Single by Don Toliver

from the album Octane
- Released: September 5, 2025
- Genre: R&B
- Length: 2:18
- Label: Cactus Jack; Donnway & Co; Atlantic;
- Songwriters: Caleb Toliver; Kobe Hood; Ronald LaTour Jr.; Damon Hendricks Jr.;
- Producers: Cardo; Polo Boy Shawty;

Don Toliver singles chronology
| "Something Wrong" (2025) | "Tiramisu" (2025) | "3am" (2025) |

Music video
- "Tiramisu" on YouTube

= Tiramisu (song) =

2025 single by Don Toliver

"Tiramisu" is a song by American rapper Don Toliver, released on September 5, 2025 as the lead single from his fifth studio album, Octane.
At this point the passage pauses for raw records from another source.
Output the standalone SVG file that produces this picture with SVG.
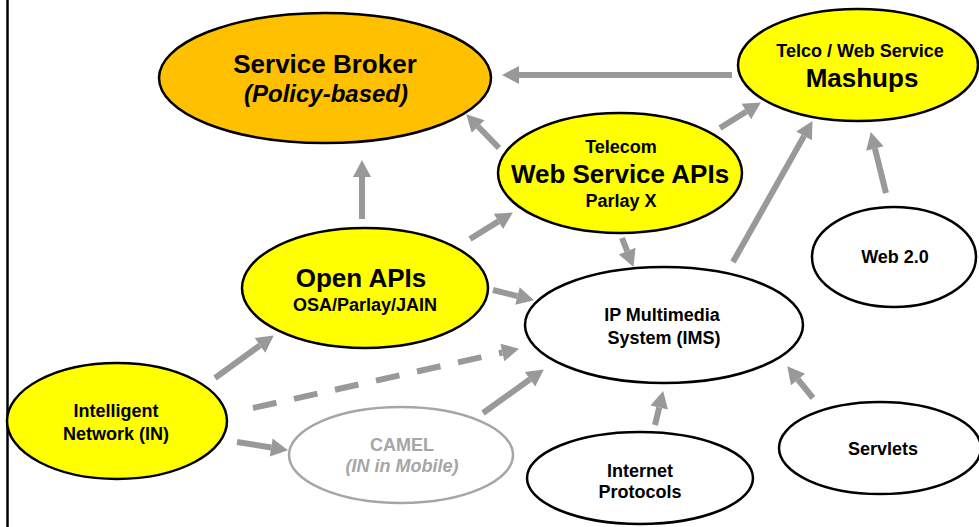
<svg xmlns="http://www.w3.org/2000/svg" width="979" height="527" viewBox="0 0 979 527">
<style>
text{font-family:"Liberation Sans",Arial,sans-serif;font-weight:bold;text-anchor:middle;fill:#000}
.node{stroke:#000;stroke-width:2.5}
.yel{fill:#FFFF00}
.org{fill:#FFC000}
.wht{fill:#FFFFFF}
.gry{fill:#FFFFFF;stroke:#A6A6A6}
.arr{stroke:#999999;stroke-width:6;fill:none;marker-end:url(#ah)}
.dash{stroke-dasharray:24 18}
.t26{font-size:26px}
.t18{font-size:18px}
.it{font-style:italic}
.g{fill:#A6A6A6}
</style>
<defs>
<marker id="ah" markerUnits="userSpaceOnUse" viewBox="0 -9 17 18" refX="0" refY="0" markerWidth="17" markerHeight="18" orient="auto" overflow="visible">
<path d="M0,-9 L17,0 L0,9 z" fill="#999999"/>
</marker>
</defs>
<rect width="979" height="527" fill="#FFFFFF"/>
<line x1="7.5" y1="0" x2="7.5" y2="527" stroke="#000" stroke-width="2.5"/>
<g id="connectors">
<line class="arr" x1="732" y1="75" x2="519" y2="75"/>
<line class="arr" x1="362" y1="219" x2="362" y2="177"/>
<line class="arr" x1="499" y1="148" x2="478.1" y2="126.5"/>
<line class="arr" x1="470" y1="239" x2="498.4" y2="221.4"/>
<line class="arr" x1="720" y1="128" x2="746.4" y2="111.5"/>
<line class="arr" x1="733" y1="262" x2="804.1" y2="135.9"/>
<line class="arr" x1="886" y1="193" x2="874.9" y2="148.5"/>
<line class="arr dash" x1="622" y1="238" x2="627.2" y2="251.1"/>
<line class="arr" x1="493" y1="290" x2="517.5" y2="296.1"/>
<line class="arr" x1="215" y1="378" x2="260" y2="345.4"/>
<line class="arr dash" x1="253" y1="408" x2="502.4" y2="352.5"/>
<line class="arr" x1="237" y1="442" x2="271.2" y2="447.5"/>
<line class="arr" x1="483" y1="413" x2="530" y2="379.3"/>
<line class="arr" x1="655" y1="425" x2="659.2" y2="407.5"/>
<line class="arr" x1="813" y1="398" x2="798" y2="379.5"/>
</g>
<g id="service-broker">
<ellipse class="node org" cx="325" cy="78" rx="166" ry="65"/>
<text class="t26" x="325" y="73">Service Broker</text>
<text class="it" x="326" y="102" font-size="24">(Policy-based)</text>
</g>
<g id="mashups">
<ellipse class="node yel" cx="858" cy="65" rx="120" ry="56"/>
<text class="t18" x="860" y="57">Telco / Web Service</text>
<text class="t26" x="862" y="87">Mashups</text>
</g>
<g id="telecom-ws-apis">
<ellipse class="node yel" cx="620" cy="173" rx="122" ry="60"/>
<text class="t18" x="621" y="153">Telecom</text>
<text class="t26" x="620" y="183">Web Service APIs</text>
<text class="t18" x="621" y="207">Parlay X</text>
</g>
<g id="open-apis">
<ellipse class="node yel" cx="365" cy="288" rx="123" ry="60"/>
<text class="t26" x="361" y="287">Open APIs</text>
<text class="t18" x="365" y="311">OSA/Parlay/JAIN</text>
</g>
<g id="intelligent-network">
<ellipse class="node yel" cx="117" cy="421" rx="110" ry="58"/>
<text class="t18" x="116" y="417">Intelligent</text>
<text class="t18" x="116" y="440">Network (IN)</text>
</g>
<g id="camel">
<ellipse class="node gry" cx="401" cy="455" rx="112" ry="48"/>
<text class="t18 g" x="402" y="451">CAMEL</text>
<text class="t18 g it" x="402" y="472">(IN in Mobile)</text>
</g>
<g id="ims">
<ellipse class="node wht" cx="664" cy="325" rx="139" ry="58"/>
<text class="t18" x="662" y="321">IP Multimedia</text>
<text class="t18" x="664" y="344">System (IMS)</text>
</g>
<g id="web20">
<ellipse class="node wht" cx="894" cy="257" rx="82" ry="50"/>
<text class="t18" x="895" y="263">Web 2.0</text>
</g>
<g id="internet-protocols">
<ellipse class="node wht" cx="640" cy="478" rx="113" ry="46"/>
<text class="t18" x="640" y="477">Internet</text>
<text class="t18" x="640" y="498">Protocols</text>
</g>
<g id="servlets">
<ellipse class="node wht" cx="880" cy="448" rx="101" ry="46"/>
<text class="t18" x="883" y="455">Servlets</text>
</g>
</svg>
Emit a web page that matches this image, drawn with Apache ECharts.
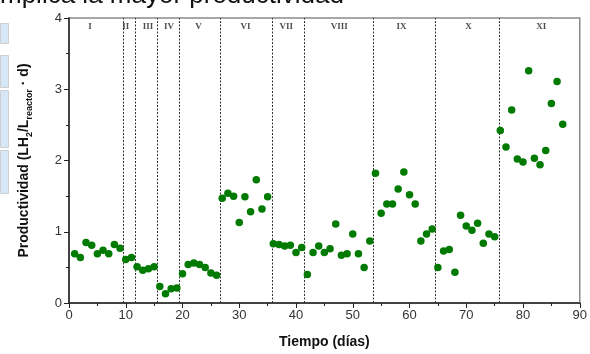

It was produced by Cardo and Polo Boy Shawty.

==Composition==
The song leans toward an R&B sound. Don Toliver performs melodically and also uses a "chirpy, clipped" delivery similar to that of rapper 645AR. The lyrics find him seducing a romantic interest, depicting an intimate relationship that involves sex. He uses the word "tiramisu" as a metaphor in that regard, during the chorus.

==Critical reception==
The song received generally positive reviews. Bryson "Boom" Paul of HotNewHipHop stated "Ultimately, 'Tiramisu' transcends being a polished R&B single; it's an atmospheric exploration of contradictions—combining romance, intimacy, and melancholy. With this track, Toliver continues to define his space in contemporary hip-hop and R&B through ambiguity and emotional depth." Aaron Williams believed that the song "benefits greatly from Cardo's laid-back but propulsive production, which brings a new dimension out of Toliver's sing-song flow", and Toliver's vocal delivery "works pretty well here". Robin Murray of Clash described it as a "wavey dose of top tier American rap" and "Perhaps the best rap song to be named after an Italian coffee-based dessert this year".

==Music video==
The music video was released alongside the single. It features obscured shots of Don Toliver, with visuals primarily focusing on women, who appear to be on a nighttime camping trip. The clip also includes driving sequences with burnout, as well as a silhouette figure dancing.

==Charts==

Chart performance for "Tiramisu"
| Chart (2025–2026) | Peak position |
|---|---|
| Australia Hip Hop/R&B (ARIA) | 14 |
| Canada Hot 100 (Billboard) | 47 |
| Global 200 (Billboard) | 62 |
| Greece International (IFPI) | 40 |
| New Zealand Hot Singles (RMNZ) | 8 |
| Portugal (AFP) | 69 |
| US Billboard Hot 100 | 35 |
| US Hot R&B/Hip-Hop Songs (Billboard) | 12 |

==Certifications==

Certifications for "Tiramisu"
| Region | Certification | Certified units/sales |
| Canada (Music Canada) | Platinum | 80,000^{‡} |
^{‡} Sales+streaming figures based on certification alone.